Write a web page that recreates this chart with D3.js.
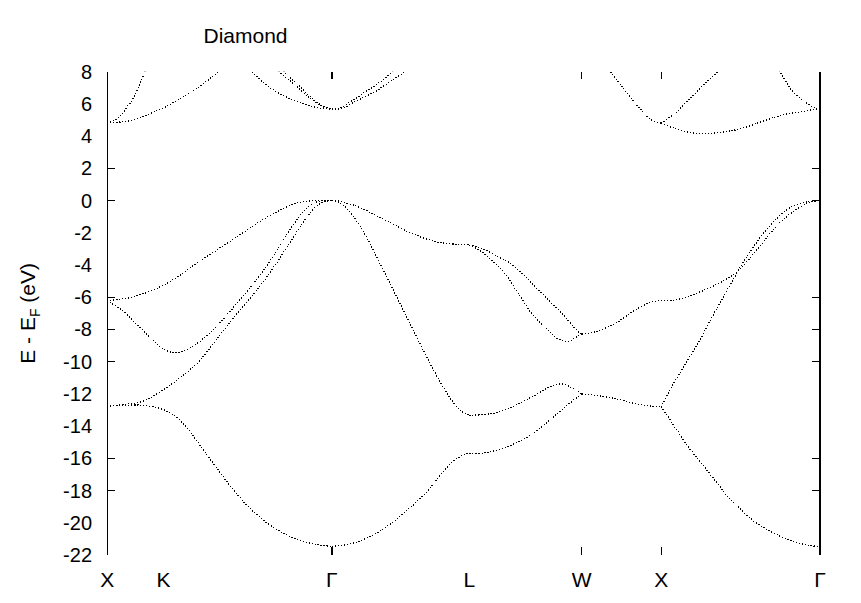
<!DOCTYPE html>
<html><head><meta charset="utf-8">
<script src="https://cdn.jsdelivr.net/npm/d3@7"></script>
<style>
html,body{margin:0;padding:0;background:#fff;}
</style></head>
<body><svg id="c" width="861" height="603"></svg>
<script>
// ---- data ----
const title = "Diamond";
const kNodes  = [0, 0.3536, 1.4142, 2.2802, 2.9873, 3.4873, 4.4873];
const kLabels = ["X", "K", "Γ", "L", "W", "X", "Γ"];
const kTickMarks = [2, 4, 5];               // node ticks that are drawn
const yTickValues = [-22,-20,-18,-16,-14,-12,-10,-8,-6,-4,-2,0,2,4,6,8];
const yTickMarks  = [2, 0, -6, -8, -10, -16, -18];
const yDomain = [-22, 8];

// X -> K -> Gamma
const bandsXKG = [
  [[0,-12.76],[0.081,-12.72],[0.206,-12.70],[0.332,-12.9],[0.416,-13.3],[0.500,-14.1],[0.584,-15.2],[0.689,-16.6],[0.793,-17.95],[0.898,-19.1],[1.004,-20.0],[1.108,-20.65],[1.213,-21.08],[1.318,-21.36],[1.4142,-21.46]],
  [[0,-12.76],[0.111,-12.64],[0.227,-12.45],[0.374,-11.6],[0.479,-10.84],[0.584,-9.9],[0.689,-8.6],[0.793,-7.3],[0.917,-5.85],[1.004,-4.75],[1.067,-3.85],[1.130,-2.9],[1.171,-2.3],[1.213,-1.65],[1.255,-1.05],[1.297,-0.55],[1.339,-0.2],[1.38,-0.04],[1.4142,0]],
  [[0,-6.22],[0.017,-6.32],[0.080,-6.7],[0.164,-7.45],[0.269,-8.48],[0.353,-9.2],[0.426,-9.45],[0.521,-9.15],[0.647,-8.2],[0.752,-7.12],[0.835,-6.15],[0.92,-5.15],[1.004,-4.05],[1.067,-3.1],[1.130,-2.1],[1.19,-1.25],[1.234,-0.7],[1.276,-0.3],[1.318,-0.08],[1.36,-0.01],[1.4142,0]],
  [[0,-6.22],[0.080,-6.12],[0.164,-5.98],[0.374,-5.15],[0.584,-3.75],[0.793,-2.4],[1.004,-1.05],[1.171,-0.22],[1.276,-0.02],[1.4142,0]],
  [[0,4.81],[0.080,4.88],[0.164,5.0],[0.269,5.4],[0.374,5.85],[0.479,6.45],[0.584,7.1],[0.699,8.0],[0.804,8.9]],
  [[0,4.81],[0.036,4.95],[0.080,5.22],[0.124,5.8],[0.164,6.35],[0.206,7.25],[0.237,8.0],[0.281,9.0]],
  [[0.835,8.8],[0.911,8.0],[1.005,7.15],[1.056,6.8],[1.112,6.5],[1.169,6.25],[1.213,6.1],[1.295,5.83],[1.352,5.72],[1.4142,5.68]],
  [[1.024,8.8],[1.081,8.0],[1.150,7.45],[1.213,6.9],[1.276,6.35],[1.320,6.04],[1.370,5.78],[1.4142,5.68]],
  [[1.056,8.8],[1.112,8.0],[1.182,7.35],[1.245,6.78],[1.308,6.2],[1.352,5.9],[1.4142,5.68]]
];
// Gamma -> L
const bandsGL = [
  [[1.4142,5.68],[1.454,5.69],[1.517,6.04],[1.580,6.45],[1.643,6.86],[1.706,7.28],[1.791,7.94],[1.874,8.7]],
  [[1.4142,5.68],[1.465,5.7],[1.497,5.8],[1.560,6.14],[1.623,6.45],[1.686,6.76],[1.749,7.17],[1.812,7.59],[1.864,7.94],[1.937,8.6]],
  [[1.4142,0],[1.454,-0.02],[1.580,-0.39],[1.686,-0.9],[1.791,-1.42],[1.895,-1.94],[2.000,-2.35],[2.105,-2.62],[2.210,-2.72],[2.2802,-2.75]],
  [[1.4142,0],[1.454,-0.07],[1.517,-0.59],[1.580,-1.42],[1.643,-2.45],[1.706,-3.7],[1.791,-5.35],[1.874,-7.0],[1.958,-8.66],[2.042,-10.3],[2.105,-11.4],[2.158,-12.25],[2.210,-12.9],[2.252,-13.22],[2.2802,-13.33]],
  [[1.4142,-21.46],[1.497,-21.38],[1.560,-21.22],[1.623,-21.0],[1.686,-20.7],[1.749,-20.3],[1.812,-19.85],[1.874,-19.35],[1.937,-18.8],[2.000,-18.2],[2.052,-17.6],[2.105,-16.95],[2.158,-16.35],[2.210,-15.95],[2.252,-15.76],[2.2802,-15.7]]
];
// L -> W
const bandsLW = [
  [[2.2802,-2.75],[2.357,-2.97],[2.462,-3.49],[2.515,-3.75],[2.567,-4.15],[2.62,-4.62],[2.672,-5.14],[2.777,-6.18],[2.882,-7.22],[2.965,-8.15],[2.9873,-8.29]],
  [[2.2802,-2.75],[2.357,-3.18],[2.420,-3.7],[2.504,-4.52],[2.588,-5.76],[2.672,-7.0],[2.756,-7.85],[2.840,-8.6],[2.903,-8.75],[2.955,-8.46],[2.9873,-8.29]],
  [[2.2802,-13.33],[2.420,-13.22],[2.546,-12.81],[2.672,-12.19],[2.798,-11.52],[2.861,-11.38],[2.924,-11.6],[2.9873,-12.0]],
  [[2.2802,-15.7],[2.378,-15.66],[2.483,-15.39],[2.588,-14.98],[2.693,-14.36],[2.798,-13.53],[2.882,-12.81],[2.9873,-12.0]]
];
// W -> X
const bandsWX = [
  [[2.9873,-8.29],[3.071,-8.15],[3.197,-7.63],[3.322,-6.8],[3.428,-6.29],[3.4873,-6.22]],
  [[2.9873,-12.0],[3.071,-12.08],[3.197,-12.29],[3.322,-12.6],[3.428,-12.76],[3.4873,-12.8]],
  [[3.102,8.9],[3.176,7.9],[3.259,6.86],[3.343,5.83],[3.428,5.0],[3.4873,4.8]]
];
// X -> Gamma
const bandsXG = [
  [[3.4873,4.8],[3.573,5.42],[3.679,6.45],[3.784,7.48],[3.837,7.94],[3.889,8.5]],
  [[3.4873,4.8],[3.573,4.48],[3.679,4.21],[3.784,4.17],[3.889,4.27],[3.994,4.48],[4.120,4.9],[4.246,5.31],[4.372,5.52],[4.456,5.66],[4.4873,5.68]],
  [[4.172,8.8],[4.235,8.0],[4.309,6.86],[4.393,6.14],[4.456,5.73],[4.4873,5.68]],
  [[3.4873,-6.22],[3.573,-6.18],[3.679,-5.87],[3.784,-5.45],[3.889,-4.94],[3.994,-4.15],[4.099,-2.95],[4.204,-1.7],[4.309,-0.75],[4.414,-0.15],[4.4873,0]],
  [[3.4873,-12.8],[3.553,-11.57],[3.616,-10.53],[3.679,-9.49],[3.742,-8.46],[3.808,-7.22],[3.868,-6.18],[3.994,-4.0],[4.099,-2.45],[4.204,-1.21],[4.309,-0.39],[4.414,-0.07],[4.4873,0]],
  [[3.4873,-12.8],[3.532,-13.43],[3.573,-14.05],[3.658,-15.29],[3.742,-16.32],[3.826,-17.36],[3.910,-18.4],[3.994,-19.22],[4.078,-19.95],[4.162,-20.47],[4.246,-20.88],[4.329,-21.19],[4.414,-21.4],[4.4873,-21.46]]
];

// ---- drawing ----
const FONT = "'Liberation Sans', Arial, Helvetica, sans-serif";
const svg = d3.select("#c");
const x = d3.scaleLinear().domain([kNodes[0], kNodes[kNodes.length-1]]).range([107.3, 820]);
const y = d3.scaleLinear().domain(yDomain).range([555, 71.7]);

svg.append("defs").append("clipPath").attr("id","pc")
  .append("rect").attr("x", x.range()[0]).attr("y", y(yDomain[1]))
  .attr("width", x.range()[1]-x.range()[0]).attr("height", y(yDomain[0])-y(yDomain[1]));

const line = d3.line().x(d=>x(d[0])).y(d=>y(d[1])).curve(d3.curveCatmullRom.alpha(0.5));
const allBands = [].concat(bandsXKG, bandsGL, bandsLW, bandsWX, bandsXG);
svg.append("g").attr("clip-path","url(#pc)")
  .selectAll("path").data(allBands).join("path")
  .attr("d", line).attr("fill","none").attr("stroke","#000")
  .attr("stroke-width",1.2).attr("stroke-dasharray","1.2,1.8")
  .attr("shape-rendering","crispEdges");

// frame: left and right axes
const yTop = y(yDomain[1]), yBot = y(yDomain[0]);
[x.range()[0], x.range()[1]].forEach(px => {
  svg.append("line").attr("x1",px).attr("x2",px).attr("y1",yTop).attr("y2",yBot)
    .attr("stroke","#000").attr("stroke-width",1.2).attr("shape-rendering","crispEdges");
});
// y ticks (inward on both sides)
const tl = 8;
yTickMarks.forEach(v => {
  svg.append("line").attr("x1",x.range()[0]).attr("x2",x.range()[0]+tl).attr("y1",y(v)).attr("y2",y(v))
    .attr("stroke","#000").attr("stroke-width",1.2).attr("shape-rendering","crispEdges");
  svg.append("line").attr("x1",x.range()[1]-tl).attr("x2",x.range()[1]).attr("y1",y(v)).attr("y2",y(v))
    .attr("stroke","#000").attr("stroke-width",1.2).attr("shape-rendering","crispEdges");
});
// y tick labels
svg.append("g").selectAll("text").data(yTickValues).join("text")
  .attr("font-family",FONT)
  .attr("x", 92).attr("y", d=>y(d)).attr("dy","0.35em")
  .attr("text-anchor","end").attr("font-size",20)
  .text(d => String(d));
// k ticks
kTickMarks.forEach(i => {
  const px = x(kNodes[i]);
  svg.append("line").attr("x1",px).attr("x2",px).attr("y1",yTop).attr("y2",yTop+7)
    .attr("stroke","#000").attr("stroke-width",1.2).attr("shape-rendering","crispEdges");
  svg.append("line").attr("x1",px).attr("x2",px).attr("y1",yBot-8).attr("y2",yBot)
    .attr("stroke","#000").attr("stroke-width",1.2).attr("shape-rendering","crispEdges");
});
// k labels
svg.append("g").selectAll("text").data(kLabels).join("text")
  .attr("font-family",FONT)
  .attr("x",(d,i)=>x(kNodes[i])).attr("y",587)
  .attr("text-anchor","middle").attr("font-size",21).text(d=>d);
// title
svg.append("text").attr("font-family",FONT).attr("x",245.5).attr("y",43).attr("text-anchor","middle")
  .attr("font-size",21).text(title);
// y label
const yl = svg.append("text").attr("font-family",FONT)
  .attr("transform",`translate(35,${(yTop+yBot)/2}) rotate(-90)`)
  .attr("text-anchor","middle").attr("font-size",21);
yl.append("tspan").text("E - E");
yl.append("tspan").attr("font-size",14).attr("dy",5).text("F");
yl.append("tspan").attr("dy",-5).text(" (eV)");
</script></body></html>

* * *

- INSTRUCTIONS TO FOLLOW -
Pick out each line in the material containing "that".

- REPLY -
Write a web page that recreates this chart with D3.js.
const kTickMarks = [2, 4, 5];               // node ticks that are drawn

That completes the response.